**Data segment**
________________________________________
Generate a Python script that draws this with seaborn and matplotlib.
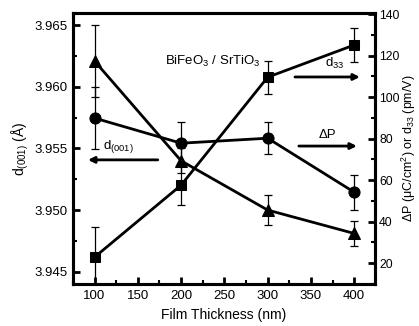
import numpy as np
import pandas as pd
import matplotlib
matplotlib.use("Agg")
import matplotlib.pyplot as plt
import seaborn as sns
from matplotlib.ticker import MultipleLocator

sns.set_style("ticks")
plt.rcParams['font.family'] = ['Liberation Sans', 'DejaVu Sans']
plt.rcParams['mathtext.fontset'] = 'custom'
plt.rcParams['mathtext.rm'] = 'Liberation Sans'
plt.rcParams['mathtext.it'] = 'Liberation Sans:italic'
plt.rcParams['text.color'] = 'black'
plt.rcParams['axes.labelcolor'] = 'black'
plt.rcParams['xtick.color'] = 'black'
plt.rcParams['ytick.color'] = 'black'

# Data
thickness = [100, 200, 300, 400]
d001 = [3.9621, 3.9540, 3.9500, 3.9481]          # triangles, left axis
d001_err = [0.0029, 0.0010, 0.0012, 0.0010]
dP = [89.9, 77.8, 80.2, 54.2]                     # circles, right axis
dP_err = [15.0, 10.0, 7.7, 8.4]
d33 = [22.9, 57.6, 109.6, 125.1]                  # squares, right axis
d33_err = [14.5, 9.6, 8.0, 8.0]

df = pd.DataFrame({'t': thickness, 'd001': d001, 'dP': dP, 'd33': d33})

fig = plt.figure(figsize=(4.19, 3.26), dpi=100)
ax = fig.add_axes([0.174, 0.129, 0.721, 0.831])
ax2 = ax.twinx()

lw = 2.0
ms = 8
sns.lineplot(data=df, x='t', y='d001', ax=ax, color='black', lw=lw,
             marker='^', markersize=ms + 1, markeredgecolor='black')
ax.errorbar(thickness, d001, yerr=d001_err, fmt='none', ecolor='black',
            elinewidth=0.9, capsize=3, capthick=0.9)

sns.lineplot(data=df, x='t', y='dP', ax=ax2, color='black', lw=lw,
             marker='o', markersize=ms, markeredgecolor='black')
ax2.errorbar(thickness, dP, yerr=dP_err, fmt='none', ecolor='black',
             elinewidth=0.9, capsize=3, capthick=0.9)
sns.lineplot(data=df, x='t', y='d33', ax=ax2, color='black', lw=lw,
             marker='s', markersize=ms - 0.5, markeredgecolor='black')
ax2.errorbar(thickness, d33, yerr=d33_err, fmt='none', ecolor='black',
             elinewidth=0.9, capsize=3, capthick=0.9)

ax.set_xlim(75, 424)
ax.set_ylim(3.944, 3.966)
ax2.set_ylim(10, 140.5)

ax.xaxis.set_major_locator(MultipleLocator(50))
ax.xaxis.set_minor_locator(MultipleLocator(25))
ax.yaxis.set_major_locator(MultipleLocator(0.005))
ax.yaxis.set_minor_locator(MultipleLocator(0.0025))
ax2.yaxis.set_major_locator(MultipleLocator(20))
ax2.yaxis.set_minor_locator(MultipleLocator(10))
ax.yaxis.set_major_formatter(matplotlib.ticker.FormatStrFormatter('%.3f'))

for a in (ax, ax2):
    for s in a.spines.values():
        s.set_linewidth(2.2)
        s.set_visible(True)
        s.set_color('black')
ax.tick_params(which='major', direction='in', length=5, width=2, labelsize=9.5,
               top=False, right=False, pad=4)
ax.tick_params(which='minor', direction='in', length=3, width=1.5,
               top=False, right=False)
ax2.tick_params(which='major', direction='in', length=5, width=2, labelsize=8.8, pad=3)
ax2.tick_params(which='minor', direction='in', length=3, width=1.5)

ax.set_xlabel('Film Thickness (nm)', fontsize=10, labelpad=5)
ax.set_ylabel(r'd$_{(001)}$ (Å)', fontsize=10, labelpad=2)
ax2.set_ylabel(r'ΔP (μC/cm$^2$) or d$_{33}$ (pm/V)', fontsize=9, labelpad=0)

# Annotations
ax.text(0.464, 0.822, r'BiFeO$_3$ / SrTiO$_3$', transform=ax.transAxes,
        ha='center', va='center', fontsize=9.5)
ax.text(0.868, 0.815, r'd$_{33}$', transform=ax.transAxes,
        ha='center', va='center', fontsize=9.5)
ax.text(0.841, 0.548, 'ΔP', transform=ax.transAxes,
        ha='center', va='center', fontsize=9.5)
ax.text(0.152, 0.508, r'd$_{(001)}$', transform=ax.transAxes,
        ha='center', va='center', fontsize=9.5)

arrow = dict(arrowstyle='-|>', color='black', lw=2, mutation_scale=9,
             shrinkA=0, shrinkB=0)
ax.annotate('', xy=(0.950, 0.764), xytext=(0.735, 0.764),
            xycoords='axes fraction', arrowprops=arrow)
ax.annotate('', xy=(0.940, 0.509), xytext=(0.748, 0.509),
            xycoords='axes fraction', arrowprops=arrow)
ax.annotate('', xy=(0.050, 0.458), xytext=(0.281, 0.458),
            xycoords='axes fraction', arrowprops=arrow)

fig.savefig('out.png', dpi=100)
________________________________________
**Objective**
Each line containing "seaborn" counts once; state the total number of such lines and nothing else.

**Answer to the task**
2